| What the task asks |
Return the listing below verbatim. Pictures do not belong in the copy.

| Listed records |
··········

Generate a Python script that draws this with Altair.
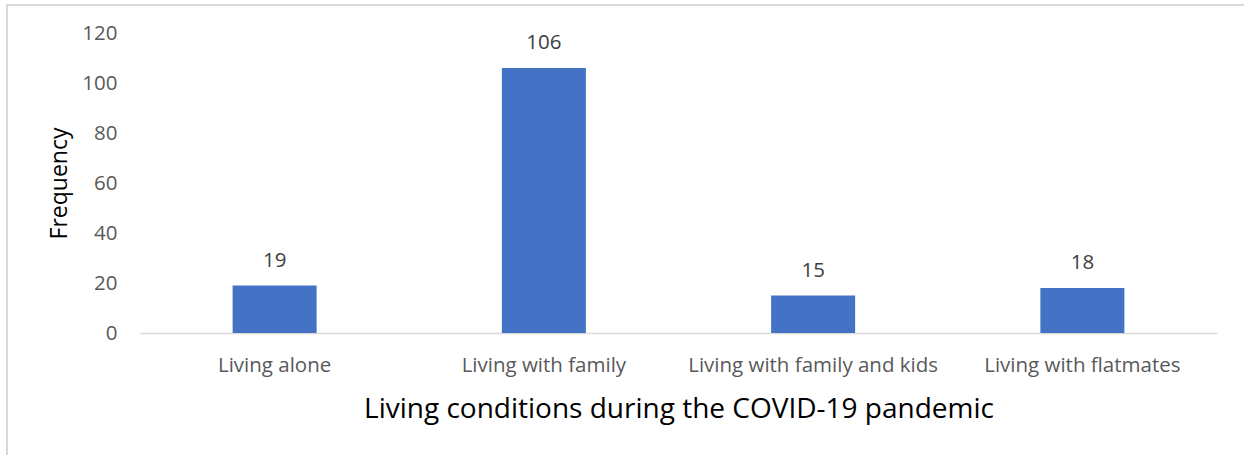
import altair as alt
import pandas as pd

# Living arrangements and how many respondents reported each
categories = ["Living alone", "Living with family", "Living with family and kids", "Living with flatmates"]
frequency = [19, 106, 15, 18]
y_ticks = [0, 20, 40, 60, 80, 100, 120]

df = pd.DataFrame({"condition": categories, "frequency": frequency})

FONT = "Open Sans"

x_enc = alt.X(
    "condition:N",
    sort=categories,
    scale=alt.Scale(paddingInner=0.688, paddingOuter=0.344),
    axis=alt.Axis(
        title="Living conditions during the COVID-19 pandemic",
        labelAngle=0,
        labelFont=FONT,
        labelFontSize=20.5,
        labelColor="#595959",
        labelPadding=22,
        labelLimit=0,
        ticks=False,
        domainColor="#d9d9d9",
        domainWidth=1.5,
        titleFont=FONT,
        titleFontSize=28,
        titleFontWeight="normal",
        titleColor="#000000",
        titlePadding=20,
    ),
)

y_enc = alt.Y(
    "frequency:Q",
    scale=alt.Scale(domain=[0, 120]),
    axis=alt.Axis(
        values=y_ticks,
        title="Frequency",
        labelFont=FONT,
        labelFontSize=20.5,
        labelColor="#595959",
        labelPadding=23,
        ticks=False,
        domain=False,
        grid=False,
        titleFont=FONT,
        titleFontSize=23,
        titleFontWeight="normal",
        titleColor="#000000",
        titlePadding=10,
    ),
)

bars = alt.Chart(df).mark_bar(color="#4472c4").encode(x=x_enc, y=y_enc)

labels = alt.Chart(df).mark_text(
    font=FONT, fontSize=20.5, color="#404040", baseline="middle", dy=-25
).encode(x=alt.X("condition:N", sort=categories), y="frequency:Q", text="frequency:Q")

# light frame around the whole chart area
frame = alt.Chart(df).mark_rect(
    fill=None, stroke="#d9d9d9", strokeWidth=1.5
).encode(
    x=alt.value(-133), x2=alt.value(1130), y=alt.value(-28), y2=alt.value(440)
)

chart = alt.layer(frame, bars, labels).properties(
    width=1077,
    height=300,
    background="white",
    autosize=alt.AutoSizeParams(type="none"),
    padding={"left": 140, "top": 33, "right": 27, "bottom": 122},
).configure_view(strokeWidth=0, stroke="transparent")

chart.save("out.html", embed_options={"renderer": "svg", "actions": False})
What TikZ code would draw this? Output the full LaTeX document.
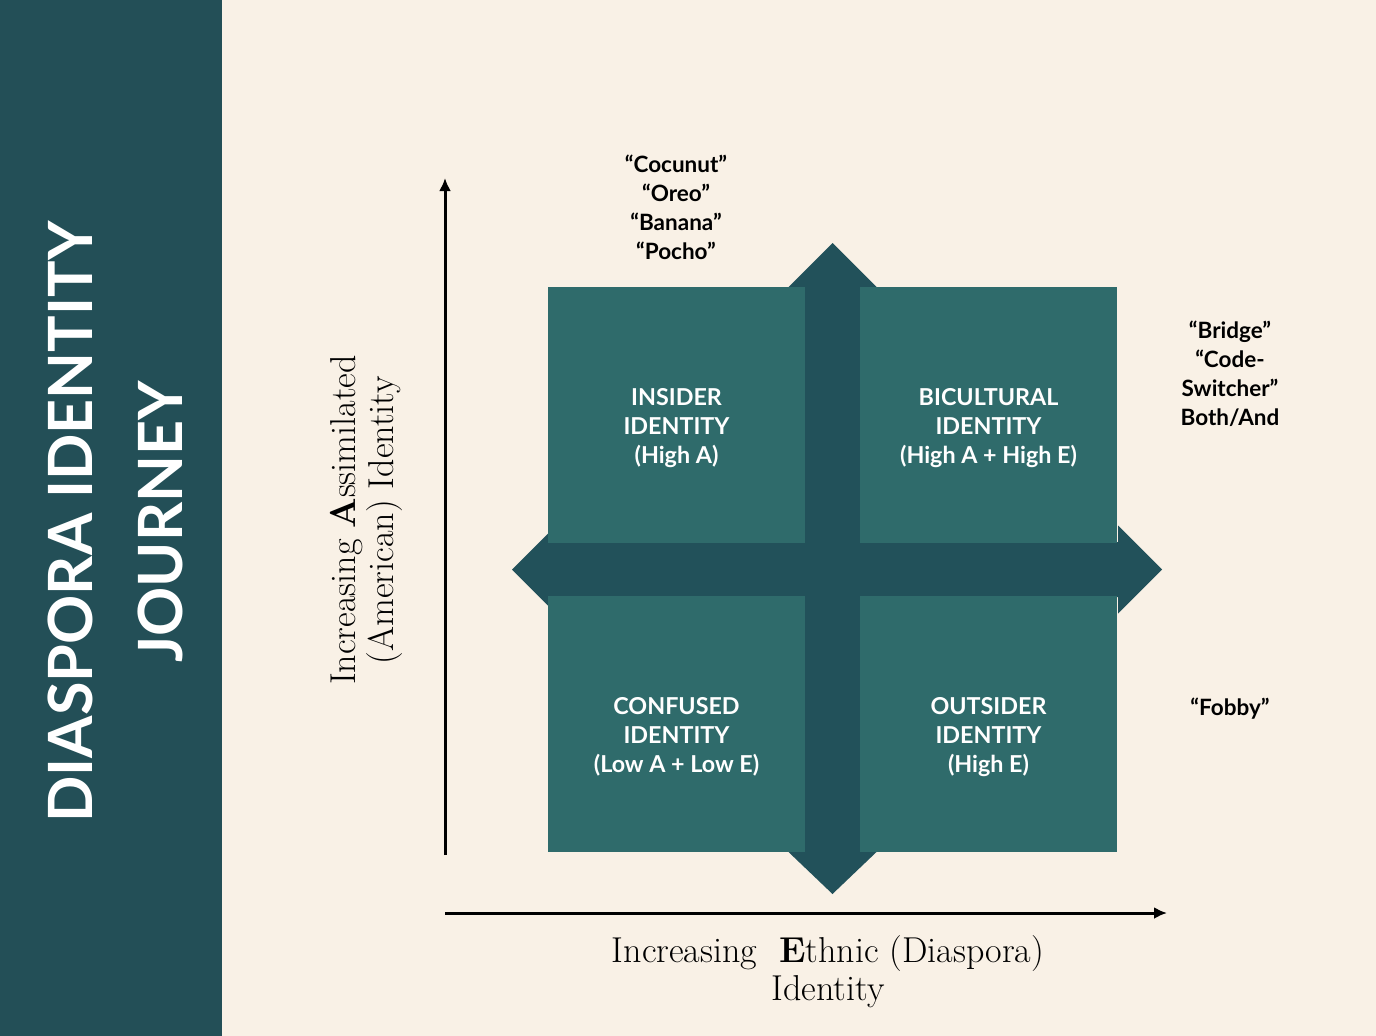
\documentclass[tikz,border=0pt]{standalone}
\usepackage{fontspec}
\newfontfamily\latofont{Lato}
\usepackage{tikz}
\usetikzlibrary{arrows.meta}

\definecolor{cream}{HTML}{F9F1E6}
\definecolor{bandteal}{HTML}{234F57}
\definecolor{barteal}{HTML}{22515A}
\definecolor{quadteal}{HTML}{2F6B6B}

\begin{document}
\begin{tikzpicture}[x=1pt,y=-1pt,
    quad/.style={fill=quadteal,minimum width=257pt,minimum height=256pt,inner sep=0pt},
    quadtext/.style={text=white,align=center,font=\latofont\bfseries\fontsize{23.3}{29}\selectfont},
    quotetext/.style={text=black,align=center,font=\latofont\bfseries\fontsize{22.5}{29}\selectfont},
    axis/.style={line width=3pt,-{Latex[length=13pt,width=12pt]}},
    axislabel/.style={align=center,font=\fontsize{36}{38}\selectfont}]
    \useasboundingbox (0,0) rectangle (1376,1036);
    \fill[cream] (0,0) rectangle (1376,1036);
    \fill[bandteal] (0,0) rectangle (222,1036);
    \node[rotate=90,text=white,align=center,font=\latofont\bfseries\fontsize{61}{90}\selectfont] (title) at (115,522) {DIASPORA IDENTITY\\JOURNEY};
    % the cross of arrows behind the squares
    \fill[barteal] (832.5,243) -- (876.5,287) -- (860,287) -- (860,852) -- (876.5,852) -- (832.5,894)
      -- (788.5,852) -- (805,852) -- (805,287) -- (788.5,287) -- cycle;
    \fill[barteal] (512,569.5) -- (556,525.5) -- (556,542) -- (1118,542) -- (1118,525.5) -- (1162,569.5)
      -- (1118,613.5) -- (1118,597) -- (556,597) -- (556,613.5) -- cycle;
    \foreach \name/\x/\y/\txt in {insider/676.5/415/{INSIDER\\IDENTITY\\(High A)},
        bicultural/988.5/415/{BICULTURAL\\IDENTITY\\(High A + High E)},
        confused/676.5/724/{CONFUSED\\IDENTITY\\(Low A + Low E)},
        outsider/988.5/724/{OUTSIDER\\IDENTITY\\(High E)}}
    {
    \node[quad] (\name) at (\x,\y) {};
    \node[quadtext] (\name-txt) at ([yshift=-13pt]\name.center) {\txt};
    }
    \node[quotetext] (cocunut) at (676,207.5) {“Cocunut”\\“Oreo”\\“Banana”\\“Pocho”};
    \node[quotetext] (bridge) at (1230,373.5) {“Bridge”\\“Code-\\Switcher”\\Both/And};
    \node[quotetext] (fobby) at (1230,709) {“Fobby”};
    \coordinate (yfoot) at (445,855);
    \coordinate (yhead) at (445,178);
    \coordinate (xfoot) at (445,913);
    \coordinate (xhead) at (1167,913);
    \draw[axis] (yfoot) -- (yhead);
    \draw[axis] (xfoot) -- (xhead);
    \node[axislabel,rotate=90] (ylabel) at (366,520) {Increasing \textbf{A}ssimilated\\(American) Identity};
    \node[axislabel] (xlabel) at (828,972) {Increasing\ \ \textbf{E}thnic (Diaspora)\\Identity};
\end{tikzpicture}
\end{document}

··········

| Exercise result |
Generate a Python script that draws this with Altair.
import altair as alt
import pandas as pd

# Living arrangements and how many respondents reported each
categories = ["Living alone", "Living with family", "Living with family and kids", "Living with flatmates"]
frequency = [19, 106, 15, 18]
y_ticks = [0, 20, 40, 60, 80, 100, 120]

df = pd.DataFrame({"condition": categories, "frequency": frequency})

FONT = "Open Sans"

x_enc = alt.X(
    "condition:N",
    sort=categories,
    scale=alt.Scale(paddingInner=0.688, paddingOuter=0.344),
    axis=alt.Axis(
        title="Living conditions during the COVID-19 pandemic",
        labelAngle=0,
        labelFont=FONT,
        labelFontSize=20.5,
        labelColor="#595959",
        labelPadding=22,
        labelLimit=0,
        ticks=False,
        domainColor="#d9d9d9",
        domainWidth=1.5,
        titleFont=FONT,
        titleFontSize=28,
        titleFontWeight="normal",
        titleColor="#000000",
        titlePadding=20,
    ),
)

y_enc = alt.Y(
    "frequency:Q",
    scale=alt.Scale(domain=[0, 120]),
    axis=alt.Axis(
        values=y_ticks,
        title="Frequency",
        labelFont=FONT,
        labelFontSize=20.5,
        labelColor="#595959",
        labelPadding=23,
        ticks=False,
        domain=False,
        grid=False,
        titleFont=FONT,
        titleFontSize=23,
        titleFontWeight="normal",
        titleColor="#000000",
        titlePadding=10,
    ),
)

bars = alt.Chart(df).mark_bar(color="#4472c4").encode(x=x_enc, y=y_enc)

labels = alt.Chart(df).mark_text(
    font=FONT, fontSize=20.5, color="#404040", baseline="middle", dy=-25
).encode(x=alt.X("condition:N", sort=categories), y="frequency:Q", text="frequency:Q")

# light frame around the whole chart area
frame = alt.Chart(df).mark_rect(
    fill=None, stroke="#d9d9d9", strokeWidth=1.5
).encode(
    x=alt.value(-133), x2=alt.value(1130), y=alt.value(-28), y2=alt.value(440)
)

chart = alt.layer(frame, bars, labels).properties(
    width=1077,
    height=300,
    background="white",
    autosize=alt.AutoSizeParams(type="none"),
    padding={"left": 140, "top": 33, "right": 27, "bottom": 122},
).configure_view(strokeWidth=0, stroke="transparent")

chart.save("out.html", embed_options={"renderer": "svg", "actions": False})
What TikZ code would draw this? Output the full LaTeX document.
\documentclass[tikz,border=0pt]{standalone}
\usepackage{fontspec}
\newfontfamily\latofont{Lato}
\usepackage{tikz}
\usetikzlibrary{arrows.meta}

\definecolor{cream}{HTML}{F9F1E6}
\definecolor{bandteal}{HTML}{234F57}
\definecolor{barteal}{HTML}{22515A}
\definecolor{quadteal}{HTML}{2F6B6B}

\begin{document}
\begin{tikzpicture}[x=1pt,y=-1pt,
    quad/.style={fill=quadteal,minimum width=257pt,minimum height=256pt,inner sep=0pt},
    quadtext/.style={text=white,align=center,font=\latofont\bfseries\fontsize{23.3}{29}\selectfont},
    quotetext/.style={text=black,align=center,font=\latofont\bfseries\fontsize{22.5}{29}\selectfont},
    axis/.style={line width=3pt,-{Latex[length=13pt,width=12pt]}},
    axislabel/.style={align=center,font=\fontsize{36}{38}\selectfont}]
    \useasboundingbox (0,0) rectangle (1376,1036);
    \fill[cream] (0,0) rectangle (1376,1036);
    \fill[bandteal] (0,0) rectangle (222,1036);
    \node[rotate=90,text=white,align=center,font=\latofont\bfseries\fontsize{61}{90}\selectfont] (title) at (115,522) {DIASPORA IDENTITY\\JOURNEY};
    % the cross of arrows behind the squares
    \fill[barteal] (832.5,243) -- (876.5,287) -- (860,287) -- (860,852) -- (876.5,852) -- (832.5,894)
      -- (788.5,852) -- (805,852) -- (805,287) -- (788.5,287) -- cycle;
    \fill[barteal] (512,569.5) -- (556,525.5) -- (556,542) -- (1118,542) -- (1118,525.5) -- (1162,569.5)
      -- (1118,613.5) -- (1118,597) -- (556,597) -- (556,613.5) -- cycle;
    \foreach \name/\x/\y/\txt in {insider/676.5/415/{INSIDER\\IDENTITY\\(High A)},
        bicultural/988.5/415/{BICULTURAL\\IDENTITY\\(High A + High E)},
        confused/676.5/724/{CONFUSED\\IDENTITY\\(Low A + Low E)},
        outsider/988.5/724/{OUTSIDER\\IDENTITY\\(High E)}}
    {
    \node[quad] (\name) at (\x,\y) {};
    \node[quadtext] (\name-txt) at ([yshift=-13pt]\name.center) {\txt};
    }
    \node[quotetext] (cocunut) at (676,207.5) {“Cocunut”\\“Oreo”\\“Banana”\\“Pocho”};
    \node[quotetext] (bridge) at (1230,373.5) {“Bridge”\\“Code-\\Switcher”\\Both/And};
    \node[quotetext] (fobby) at (1230,709) {“Fobby”};
    \coordinate (yfoot) at (445,855);
    \coordinate (yhead) at (445,178);
    \coordinate (xfoot) at (445,913);
    \coordinate (xhead) at (1167,913);
    \draw[axis] (yfoot) -- (yhead);
    \draw[axis] (xfoot) -- (xhead);
    \node[axislabel,rotate=90] (ylabel) at (366,520) {Increasing \textbf{A}ssimilated\\(American) Identity};
    \node[axislabel] (xlabel) at (828,972) {Increasing\ \ \textbf{E}thnic (Diaspora)\\Identity};
\end{tikzpicture}
\end{document}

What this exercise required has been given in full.